** START OF Collected data **

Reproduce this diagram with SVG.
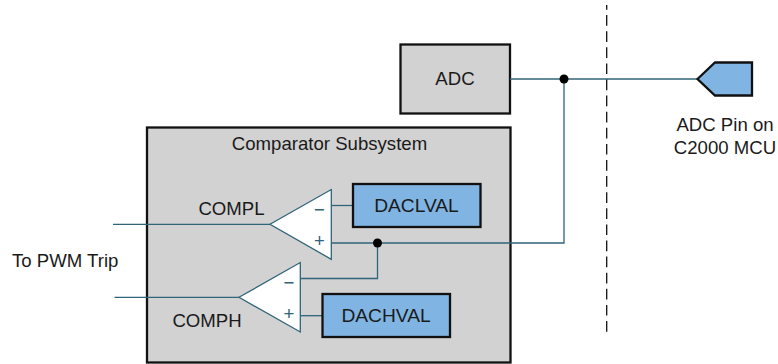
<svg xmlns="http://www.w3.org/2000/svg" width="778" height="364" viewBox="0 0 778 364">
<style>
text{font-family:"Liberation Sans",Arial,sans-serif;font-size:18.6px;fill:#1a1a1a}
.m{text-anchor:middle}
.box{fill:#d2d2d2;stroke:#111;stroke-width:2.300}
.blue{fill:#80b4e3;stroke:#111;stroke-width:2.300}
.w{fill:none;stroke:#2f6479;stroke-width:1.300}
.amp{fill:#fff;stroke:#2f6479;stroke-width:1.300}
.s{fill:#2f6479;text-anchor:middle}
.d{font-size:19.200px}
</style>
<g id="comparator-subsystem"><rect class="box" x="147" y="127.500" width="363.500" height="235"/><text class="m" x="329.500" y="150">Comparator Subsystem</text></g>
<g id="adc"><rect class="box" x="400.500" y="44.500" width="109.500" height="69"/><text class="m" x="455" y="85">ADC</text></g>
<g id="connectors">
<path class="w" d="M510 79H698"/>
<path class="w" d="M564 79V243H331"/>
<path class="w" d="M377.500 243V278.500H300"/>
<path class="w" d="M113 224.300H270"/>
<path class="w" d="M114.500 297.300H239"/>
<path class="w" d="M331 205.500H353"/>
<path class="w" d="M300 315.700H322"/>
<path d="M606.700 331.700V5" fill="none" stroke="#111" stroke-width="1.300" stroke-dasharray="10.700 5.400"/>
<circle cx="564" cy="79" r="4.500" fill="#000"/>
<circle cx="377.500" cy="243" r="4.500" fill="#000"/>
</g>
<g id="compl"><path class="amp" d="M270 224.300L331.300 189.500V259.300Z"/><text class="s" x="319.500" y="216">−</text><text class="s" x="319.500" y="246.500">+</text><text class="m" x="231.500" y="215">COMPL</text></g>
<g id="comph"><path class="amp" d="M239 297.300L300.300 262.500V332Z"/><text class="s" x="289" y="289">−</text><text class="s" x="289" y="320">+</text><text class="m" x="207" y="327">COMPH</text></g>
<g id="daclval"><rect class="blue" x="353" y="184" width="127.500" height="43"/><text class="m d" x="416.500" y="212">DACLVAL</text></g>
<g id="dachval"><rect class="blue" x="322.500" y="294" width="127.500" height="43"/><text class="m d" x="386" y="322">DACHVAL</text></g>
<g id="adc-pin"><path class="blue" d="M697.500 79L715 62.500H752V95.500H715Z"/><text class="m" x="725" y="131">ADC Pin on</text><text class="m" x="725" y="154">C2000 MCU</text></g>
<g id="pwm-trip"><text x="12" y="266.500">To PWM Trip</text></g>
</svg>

** END OF Collected data **

* Exercise description
Repeat all of the data above word for word, minus the pictures.

* The reply
Reproduce this diagram with SVG.
<svg xmlns="http://www.w3.org/2000/svg" width="778" height="364" viewBox="0 0 778 364">
<style>
text{font-family:"Liberation Sans",Arial,sans-serif;font-size:18.6px;fill:#1a1a1a}
.m{text-anchor:middle}
.box{fill:#d2d2d2;stroke:#111;stroke-width:2.300}
.blue{fill:#80b4e3;stroke:#111;stroke-width:2.300}
.w{fill:none;stroke:#2f6479;stroke-width:1.300}
.amp{fill:#fff;stroke:#2f6479;stroke-width:1.300}
.s{fill:#2f6479;text-anchor:middle}
.d{font-size:19.200px}
</style>
<g id="comparator-subsystem"><rect class="box" x="147" y="127.500" width="363.500" height="235"/><text class="m" x="329.500" y="150">Comparator Subsystem</text></g>
<g id="adc"><rect class="box" x="400.500" y="44.500" width="109.500" height="69"/><text class="m" x="455" y="85">ADC</text></g>
<g id="connectors">
<path class="w" d="M510 79H698"/>
<path class="w" d="M564 79V243H331"/>
<path class="w" d="M377.500 243V278.500H300"/>
<path class="w" d="M113 224.300H270"/>
<path class="w" d="M114.500 297.300H239"/>
<path class="w" d="M331 205.500H353"/>
<path class="w" d="M300 315.700H322"/>
<path d="M606.700 331.700V5" fill="none" stroke="#111" stroke-width="1.300" stroke-dasharray="10.700 5.400"/>
<circle cx="564" cy="79" r="4.500" fill="#000"/>
<circle cx="377.500" cy="243" r="4.500" fill="#000"/>
</g>
<g id="compl"><path class="amp" d="M270 224.300L331.300 189.500V259.300Z"/><text class="s" x="319.500" y="216">−</text><text class="s" x="319.500" y="246.500">+</text><text class="m" x="231.500" y="215">COMPL</text></g>
<g id="comph"><path class="amp" d="M239 297.300L300.300 262.500V332Z"/><text class="s" x="289" y="289">−</text><text class="s" x="289" y="320">+</text><text class="m" x="207" y="327">COMPH</text></g>
<g id="daclval"><rect class="blue" x="353" y="184" width="127.500" height="43"/><text class="m d" x="416.500" y="212">DACLVAL</text></g>
<g id="dachval"><rect class="blue" x="322.500" y="294" width="127.500" height="43"/><text class="m d" x="386" y="322">DACHVAL</text></g>
<g id="adc-pin"><path class="blue" d="M697.500 79L715 62.500H752V95.500H715Z"/><text class="m" x="725" y="131">ADC Pin on</text><text class="m" x="725" y="154">C2000 MCU</text></g>
<g id="pwm-trip"><text x="12" y="266.500">To PWM Trip</text></g>
</svg>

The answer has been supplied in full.